During the lead-up to the 2016 presidential election, Donald Trump won over voters in coal country by claiming he would keep mines open, and retain coal as a prominent energy source in the U.S. His argument was an economic one: He knew that miners were worried about their jobs, and that many did not see a path forward should the mines close.
But closing mines does not have to mean a loss of work. Done thoughtfully, it could present an opportunity for new economic growth, and environmental renewal. That’s what Spain is looking to accomplish via its recent commitment to close nearly all of its coal mines by the end of this year. The Spanish government and unions that work with private coal mines just reached a deal that will bring €250 million ($285 million) in investments to mining regions in the form of early retirement funds for miners over age 48, and comprehensive retraining schemes and economic support for younger miners.

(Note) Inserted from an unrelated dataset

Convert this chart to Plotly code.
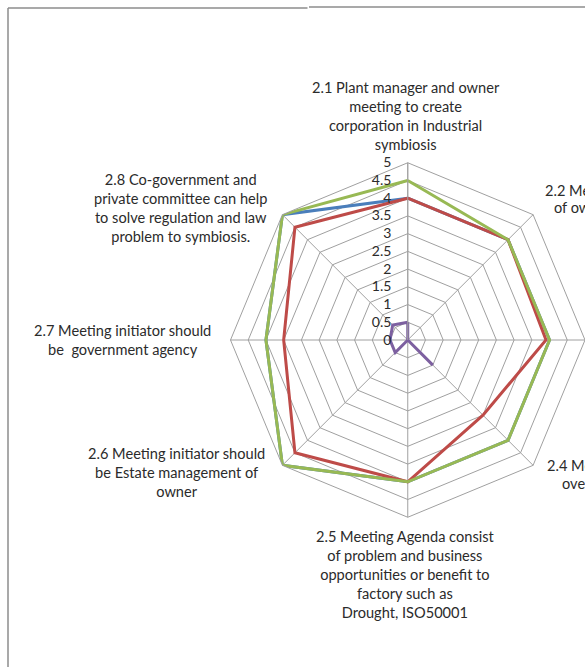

With this newly announced deal, Spain is providing the rest of the world a model in how to accomplish a “just transition” away from polluting energy sources like coal. The larger just transition movement advocates for a shift to renewable energy in a way that protects the economic livelihoods of the people who stand to be affected by that shift. By ensuring that the over 1,000 miners who will lose their jobs in the closure of the 10 coal plants have a safety net already in place, Spain is aiming to prove that a just transition can happen equitably, if a country lines up resources to support workers beforehand.
In The Guardian, Montserrat Mir, the Spanish confederal secretary for the European Trades Union Congress, said that she thinks other regions grappling with how to move away from coal could learn from Spain’s model. “Spain can export this deal as an example of good practice. We have shown that it’s possible to follow the Paris agreement without damage [to people’s livelihoods]. We don’t need to choose between a job and protecting the environment. It is possible to have both.”
Especially in light of the recent report from the Intergovernmental Panel on Climate Change, which found that the planet must collectively decarbonize and shift to renewables in the next three decades or face significant environmental consequences, the movement away from coal cannot happen soon enough. Currently, 36% of the world’s energy is still produced by coal, despite the knowledge that it’s the largest contributor to climate change, and responsible for around 46% of carbon dioxide emissions worldwide. As solar and wind energy have grown cheaper, the argument to preserve the use of coal mainly hinges around the effect on communities whose economies are centered around those jobs. But if economic vitality can be preserved by providing workers other jobs–perhaps in renewable energy, or in environmental restoration projects on the sites damaged by coal mining–it could make a stronger case for shifting away from coal.
Teresa Ribera, Spain’s minister for ecological transition, says that the country’s strategy could pave the way for regions that previously depended on coal to become leaders in Spain’s new renewable energy sector–which is set to boom as the new administration just abolished a tax on solar, and will be releasing its long-delayed comprehensive environmental plan in November. “Our aim has been to leave no one behind,” she says. “We also want to go further, we want to innovate.”
There are lessons in Spain’s plan for any region grappling with the move away from coal. Despite the lack of political will in the United States at the federal level, currently, to implement this type of wide-ranging policy, similar efforts are happening at a smaller scale. In West Virginia, for instance, an organization called Coalfield Development Corporation is beginning to retrain miners in sectors like housing construction, environmental restoration, and renewable energy development. As Spain provides a model for how to implement a nationwide just transition, these smaller initiatives could continue to build momentum from the ground up. And perhaps, they could set the world on a path to eradicating the use of coal by 2050, and keeping in line with the recommendations of the IPCC report.